Presentation Content

  • Speak slowly and clearly
  • Describe visual content and try to minimize visual and auditory distractions
  • If possible, use a pointer to indicate the visual content you’re referring to
  • Avoid microaggressions and “othering” terms or phrases
  • Include content warnings for sensitive material, if applicable

Tips for Creating a Compelling 5-minute Presentation 

Presentation content. Compared to a typical 12-minute talk, one generally gets right to the point in a 5-minute talk, and the proportion of time devoted to results is usually higher. The results are central to your message, so be sure to emphasize them. Methods can be covered in less detail than in a longer talk, and viewers can always follow up with questions about methods if they have them. An example content breakdown for a 5-minute talk at a WSN meetings in min:sec could look like:

  • Title slide (don’t forget to list your co-author(s)!): 0:15
  • Introduction: 1:00
  • Methods: 0:30
  • Results: 2:30
  • Discussion / Conclusions: 0:45

That breakdown is just a rough guideline.If you need to spend more time on detailed methodology, discussing counterintuitive results, etc., you should absolutely do so. As with any talk, you will just need to decide how to balance adding more of one thing at the cost of omitting some detail on another.

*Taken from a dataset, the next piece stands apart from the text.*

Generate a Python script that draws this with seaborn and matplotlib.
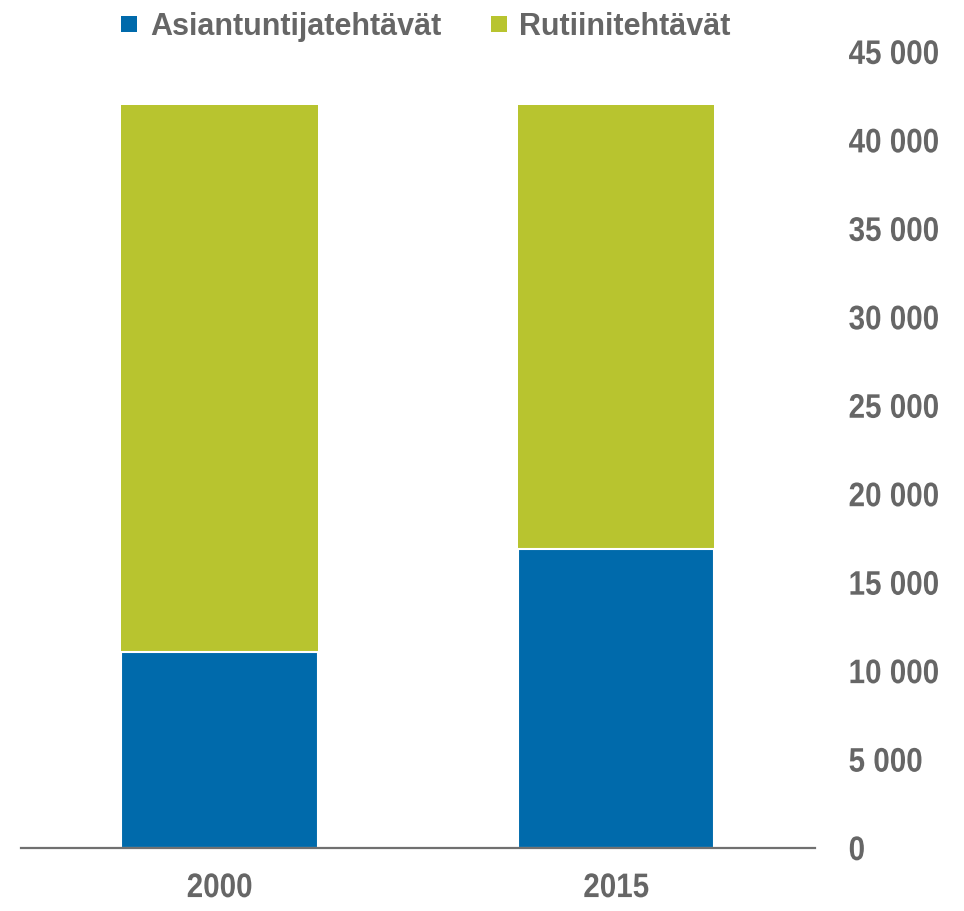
import matplotlib
matplotlib.use("Agg")
import matplotlib.pyplot as plt
import matplotlib.patches as mpatches
from matplotlib import patheffects
from matplotlib.transforms import Affine2D
from matplotlib.ticker import FuncFormatter
import seaborn as sns
import pandas as pd

years = ["2000", "2015"]
asiantuntija = [11100, 16900]
rutiini = [30900, 25100]
series_names = ["Asiantuntijatehtävät", "Rutiinitehtävät"]
yticks = [0, 5000, 10000, 15000, 20000, 25000, 30000, 35000, 40000, 45000]

blue = "#006AAB"
green = "#B8C42F"
txt = "#666666"

sns.set_theme(style="white")
plt.rcParams["font.family"] = ["Liberation Sans", "DejaVu Sans"]


class Squeeze(patheffects.AbstractPathEffect):
    """Horizontally condense text (to mimic a narrow font)."""
    def __init__(self, sx=0.87, anchor="left"):
        super().__init__()
        self.sx = sx
        self.anchor = anchor

    def draw_path(self, renderer, gc, tpath, affine, rgbFace=None):
        if self.anchor == "center":
            ext = tpath.get_extents()
            cx = (ext.x0 + ext.x1) / 2
        else:
            cx = 0.0
        sq = Affine2D().translate(-cx, 0).scale(self.sx, 1).translate(cx, 0)
        renderer.draw_path(gc, tpath, sq + affine, rgbFace)


totals = [a + r for a, r in zip(asiantuntija, rutiini)]
df_total = pd.DataFrame({"year": years, "value": totals})
df_blue = pd.DataFrame({"year": years, "value": asiantuntija})

fig = plt.figure(figsize=(9.64, 9.12), dpi=100)
ax = fig.add_axes([0.022, 0.069, 0.823, 0.873])

sns.barplot(data=df_total, x="year", y="value", color=green, width=0.495,
            saturation=1, ax=ax, edgecolor="none", linewidth=0)
sns.barplot(data=df_blue, x="year", y="value", color=blue, width=0.495,
            saturation=1, ax=ax, edgecolor="white", linewidth=1.5)

ax.set_xlim(-0.5, 1.5)
ax.set_ylim(0, 45000)
ax.set_yticks(yticks)
ax.yaxis.set_major_formatter(FuncFormatter(lambda v, p: f"{int(v):,}".replace(",", " ")))
ax.yaxis.tick_right()
ax.set_xlabel("")
ax.set_ylabel("")
for s in ["top", "left", "right"]:
    ax.spines[s].set_visible(False)
ax.spines["bottom"].set_color("#707070")
ax.spines["bottom"].set_linewidth(1.6)
ax.spines["bottom"].set_zorder(5)
ax.tick_params(axis="y", length=0, pad=24.5, labelsize=24.5, labelcolor=txt)
ax.tick_params(axis="x", length=0, pad=18, labelsize=24.5, labelcolor=txt)
for lab in ax.get_yticklabels():
    lab.set_fontweight("bold")
    lab.set_path_effects([Squeeze(0.87, "left")])
for lab in ax.get_xticklabels():
    lab.set_fontweight("bold")
    lab.set_path_effects([Squeeze(0.87, "center")])

# legend (manual, pixel-placed)
W, H = 964, 912
legend_items = [(series_names[0], blue, 121, 150), (series_names[1], green, 491, 519)]
for name, col, sq_x, tx in legend_items:
    fig.add_artist(mpatches.Rectangle((sq_x / W, 1 - 33 / H), 16 / W, 16 / H,
                                      transform=fig.transFigure, color=col, lw=0))
    fig.text(tx / W, 1 - 35 / H, name, ha="left", va="baseline", fontsize=22,
             fontweight="bold", color=txt)

fig.savefig("out.png", dpi=100)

Poster Presentation Recommendations

The goal of a poster is to turn your work into a self-guided tour that tells the story of your research. Like a talk, posters must catch and maintain the interest of the reader. The information should be primarily visual with limited amounts of text, and text must be readable from 3-4 feet away. Include figures/photos with clear descriptive captions.

The following websites offer useful guidelines and suggestions for preparing posters:

http://www.utexas.edu/ugs/our/poster

http://abacus.bates.edu/~bpfohl/posters/

http://colinpurrington.com/tips/academic/posterdesign

We strongly recommend consulting with your faculty mentor as you prepare your poster.